When Dr Grove is found murdered, all sorts of reasons are given for his death and various suspects and their motives come to light, but without spoiling the story, it’s when someone the reader least suspects confesses, and shocking events follow, that the narrative (and the reader’s heart) quickens.

But Grove’s murder is just the tip of the proverbial iceberg. Bubbling away beneath the brutal death of this pompous man are plots and secrets aplenty as well as those who fear what the discovery of these might do to a kingdom fractured by religion, potential wars and the lascivious desires of a once deprived and exiled king.

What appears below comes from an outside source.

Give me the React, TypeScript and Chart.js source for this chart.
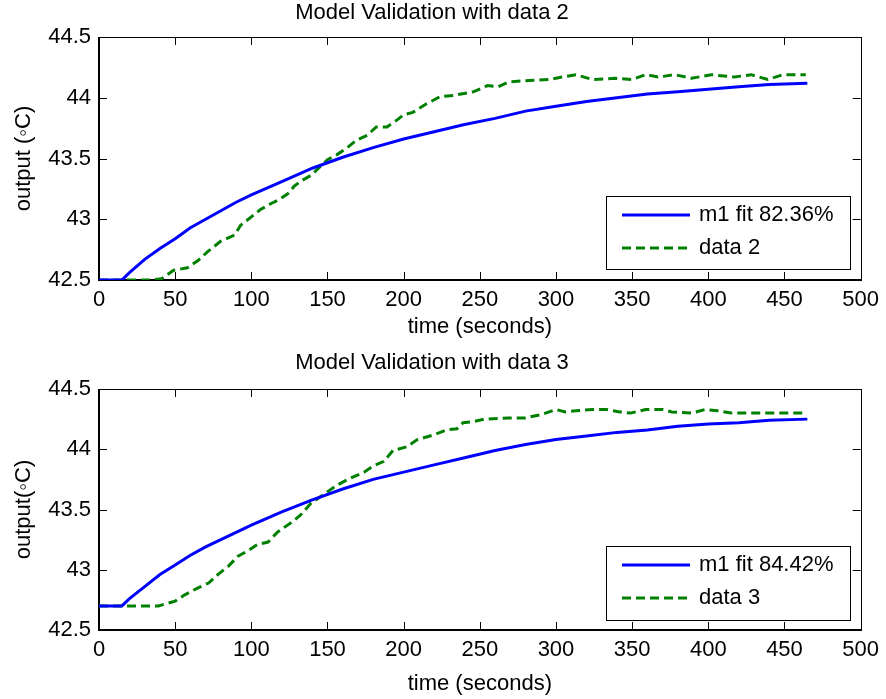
import React, { useEffect, useRef } from 'react';
import { Chart, registerables } from 'chart.js';

Chart.register(...registerables);

const FONT = '"Liberation Sans", Arial, Helvetica, sans-serif';

// Axis ticks
const X_TICKS = [0, 50, 100, 150, 200, 250, 300, 350, 400, 450, 500];
const Y_TICKS = [42.5, 43, 43.5, 44, 44.5];

// Panel 1: model fit vs data 2
const fitTime2 = [0, 15, 20, 30, 40, 50, 60, 70, 80, 90, 100, 120, 140, 160, 180, 200, 220, 240, 260, 280, 300, 320, 340, 360, 380, 400, 420, 440, 465];
const fitValues2 = [42.5, 42.5, 42.56, 42.67, 42.76, 42.84, 42.93, 43.0, 43.07, 43.14, 43.2, 43.31, 43.42, 43.51, 43.59, 43.66, 43.72, 43.78, 43.83, 43.89, 43.93, 43.97, 44.0, 44.03, 44.05, 44.07, 44.09, 44.11, 44.12];
const dataTime2 = [0, 34, 41, 49, 58, 65, 71, 80, 89, 93, 100, 106, 113, 118, 124, 128, 132, 139, 145, 150, 156, 163, 169, 176, 182, 189, 196, 200, 206, 215, 224, 233, 246, 255, 262, 269, 280, 295, 304, 313, 324, 339, 350, 359, 367, 378, 389, 402, 417, 428, 439, 449, 464];
const dataValues2 = [42.5, 42.5, 42.51, 42.58, 42.6, 42.66, 42.73, 42.82, 42.87, 42.95, 43.02, 43.08, 43.13, 43.16, 43.21, 43.27, 43.31, 43.36, 43.43, 43.49, 43.53, 43.59, 43.65, 43.69, 43.76, 43.76, 43.82, 43.86, 43.88, 43.95, 44.01, 44.02, 44.05, 44.1, 44.09, 44.13, 44.14, 44.15, 44.17, 44.19, 44.15, 44.16, 44.15, 44.19, 44.17, 44.19, 44.16, 44.19, 44.17, 44.19, 44.15, 44.19, 44.19];

// Panel 2: model fit vs data 3
const fitTime3 = [0, 15, 20, 30, 40, 50, 60, 70, 80, 90, 100, 120, 140, 160, 180, 200, 220, 240, 260, 280, 300, 320, 340, 360, 380, 400, 420, 440, 465];
const fitValues3 = [42.7, 42.7, 42.76, 42.86, 42.96, 43.04, 43.12, 43.19, 43.25, 43.31, 43.37, 43.48, 43.58, 43.67, 43.75, 43.81, 43.87, 43.93, 43.99, 44.04, 44.08, 44.11, 44.14, 44.16, 44.19, 44.21, 44.22, 44.24, 44.25];
const dataTime3 = [0, 39, 50, 56, 65, 72, 78, 85, 91, 98, 104, 111, 117, 126, 132, 139, 148, 156, 165, 174, 180, 187, 193, 202, 209, 220, 228, 235, 239, 246, 253, 269, 280, 291, 300, 306, 313, 324, 333, 342, 349, 359, 370, 376, 389, 398, 406, 415, 464];
const dataValues3 = [42.7, 42.7, 42.74, 42.79, 42.85, 42.89, 42.96, 43.03, 43.11, 43.16, 43.21, 43.23, 43.31, 43.39, 43.45, 43.55, 43.63, 43.7, 43.76, 43.81, 43.86, 43.9, 43.99, 44.02, 44.08, 44.12, 44.16, 44.17, 44.22, 44.23, 44.25, 44.26, 44.26, 44.29, 44.33, 44.31, 44.32, 44.33, 44.33, 44.31, 44.3, 44.33, 44.33, 44.31, 44.3, 44.33, 44.32, 44.3, 44.3];

const boxPlugin = {
  id: 'matlabBox',
  beforeDatasetsDraw(chart: any) {
    const { ctx, chartArea } = chart;
    const { left, right, top, bottom } = chartArea;
    const xs = chart.scales.x;
    const ys = chart.scales.y;
    ctx.save();
    ctx.strokeStyle = '#000';
    ctx.lineWidth = 1;
    const tl = 8;
    ctx.beginPath();
    X_TICKS.forEach((v) => {
      const px = Math.round(xs.getPixelForValue(v)) + 0.5;
      ctx.moveTo(px, bottom);
      ctx.lineTo(px, bottom - tl);
      ctx.moveTo(px, top);
      ctx.lineTo(px, top + tl);
    });
    Y_TICKS.forEach((v) => {
      const py = Math.round(ys.getPixelForValue(v)) + 0.5;
      ctx.moveTo(left, py);
      ctx.lineTo(left + tl, py);
      ctx.moveTo(right, py);
      ctx.lineTo(right - tl, py);
    });
    ctx.stroke();
    ctx.strokeRect(Math.round(left) + 0.5, Math.round(top) + 0.5, Math.round(right - left), Math.round(bottom - top));
    ctx.lineWidth = 2;
    ctx.beginPath();
    ctx.moveTo(Math.round(left), Math.round(top));
    ctx.lineTo(Math.round(left), Math.round(bottom));
    ctx.lineTo(Math.round(right), Math.round(bottom));
    ctx.stroke();
    ctx.restore();
  },
};

const legendPlugin = {
  id: 'matlabLegend',
  afterDatasetsDraw(chart: any, _args: any, opts: any) {
    const { ctx, chartArea } = chart;
    const w = 244;
    const h = opts.height || 73;
    const lx = Math.round(chartArea.right - 11 - w);
    const ly = Math.round(chartArea.bottom - (opts.gap || 11) - h);
    ctx.save();
    ctx.fillStyle = '#fff';
    ctx.fillRect(lx, ly, w, h);
    ctx.strokeStyle = '#000';
    ctx.lineWidth = 1;
    ctx.strokeRect(lx + 0.5, ly + 0.5, w, h);
    chart.data.datasets.forEach((ds: any, i: number) => {
      const yy = ly + 19 + i * 33;
      ctx.beginPath();
      ctx.strokeStyle = ds.borderColor;
      ctx.lineWidth = ds.borderWidth;
      ctx.setLineDash(ds.borderDash || []);
      ctx.moveTo(lx + 16, yy);
      ctx.lineTo(lx + 84, yy);
      ctx.stroke();
      ctx.setLineDash([]);
      ctx.fillStyle = '#000';
      ctx.font = `22px ${FONT}`;
      ctx.textBaseline = 'middle';
      ctx.textAlign = 'left';
      ctx.fillText(ds.label, lx + 93, yy);
    });
    ctx.restore();
  },
};

type PanelProps = {
  height: number;
  title: string;
  titleGap: number;
  yLabel: string;
  fitLabel: string;
  dataLabel: string;
  fitT: number[];
  fitV: number[];
  dataT: number[];
  dataV: number[];
  xTitlePad: number;
  legendGap: number;
  legendHeight: number;
};

function Panel(p: PanelProps) {
  const ref = useRef<HTMLCanvasElement | null>(null);
  useEffect(() => {
    if (!ref.current) return;
    const font = { family: FONT, size: 22, weight: 'normal' as const };
    const chart = new Chart(ref.current, {
      type: 'line',
      data: {
        datasets: [
          {
            label: p.fitLabel,
            data: p.fitT.map((t, i) => ({ x: t, y: p.fitV[i] })),
            borderColor: '#0000FF',
            borderWidth: 3,
            pointRadius: 0,
            tension: 0,
            fill: false,
          },
          {
            label: p.dataLabel,
            data: p.dataT.map((t, i) => ({ x: t, y: p.dataV[i] })),
            borderColor: '#008000',
            borderWidth: 3,
            borderDash: [9, 5],
            pointRadius: 0,
            tension: 0,
            fill: false,
          },
        ],
      },
      options: {
        animation: false,
        responsive: false,
        events: [],
        layout: { padding: { left: 0, right: 22, top: 0, bottom: 0 } },
        plugins: {
          legend: { display: false },
          tooltip: { enabled: false },
          title: {
            display: true,
            text: p.title,
            color: '#000',
            font,
            padding: { top: 0, bottom: p.titleGap },
          },
          matlabLegend: { gap: p.legendGap, height: p.legendHeight },
        } as any,
        scales: {
          x: {
            type: 'linear',
            min: 0,
            max: 500,
            afterBuildTicks: (s: any) => {
              s.ticks = X_TICKS.map((v) => ({ value: v }));
            },
            afterFit: (s: any) => {
              s.height = p.height - 280;
            },
            ticks: {
              color: '#000',
              font,
              padding: 7,
              maxRotation: 0,
              autoSkip: false,
              callback: (v: any) => String(v),
            },
            grid: { display: false, drawTicks: false },
            border: { display: false },
            title: {
              display: true,
              text: 'time (seconds)',
              color: '#000',
              font,
              padding: { top: 0, bottom: p.xTitlePad },
            },
          },
          y: {
            type: 'linear',
            min: 42.5,
            max: 44.5,
            afterBuildTicks: (s: any) => {
              s.ticks = Y_TICKS.map((v) => ({ value: v }));
            },
            afterFit: (s: any) => {
              s.width = 99;
            },
            ticks: {
              color: '#000',
              font,
              padding: 8,
              autoSkip: false,
              callback: (v: any) => String(v),
            },
            grid: { display: false, drawTicks: false },
            border: { display: false },
            title: {
              display: true,
              text: p.yLabel,
              color: '#000',
              font,
              padding: { top: 11, bottom: 0 },
            },
          },
        },
      } as any,
      plugins: [boxPlugin, legendPlugin],
    });
    return () => chart.destroy();
  }, []);
  return <canvas ref={ref} width={886} height={p.height} style={{ display: 'block', width: 886, height: p.height }} />;
}

export default function App() {
  return (
    <div style={{ position: 'absolute', left: 0, top: 0, width: 886, height: 699, background: '#fff' }}>
      <Panel
        height={350}
        title="Model Validation with data 2"
        titleGap={10.6}
        yLabel="output (◦C)"
        fitLabel="m1 fit 82.36%"
        dataLabel="data 2"
        fitT={fitTime2}
        fitV={fitValues2}
        dataT={dataTime2}
        dataV={dataValues2}
        xTitlePad={9.8}
        legendGap={11}
        legendHeight={73}
      />
      <Panel
        height={349}
        title="Model Validation with data 3"
        titleGap={12.6}
        yLabel="output(◦C)"
        fitLabel="m1 fit 84.42%"
        dataLabel="data 3"
        fitT={fitTime3}
        fitV={fitValues3}
        dataT={dataTime3}
        dataV={dataValues3}
        xTitlePad={1.8}
        legendGap={10}
        legendHeight={74}
      />
    </div>
  );
}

Hidden documents, unfair accusations, half-truths, outright lies, deceptions, decoys, murder and betrayal all feature in this incredibly plotted, wonderfully detailed book that brings an era of suspicion, intrigue, distrust but also wonder to life. The accuracy of the portrayals of real and fictitious figures (though even the fictitious ones are based on real people and events) is breath-taking. I was filled with admiration and so much respect (as well as a healthy does of lexical envy) for Pears who has written a tour de force with this book. When I finally finished, I was tempted to start again so as to really appreciate the way traps were laid, truths and evasions set into place before the big and ultimate reveal.

What a magnificent tome this is. I highly recommend it for lovers of history, mystery and just damn fine writing and stories.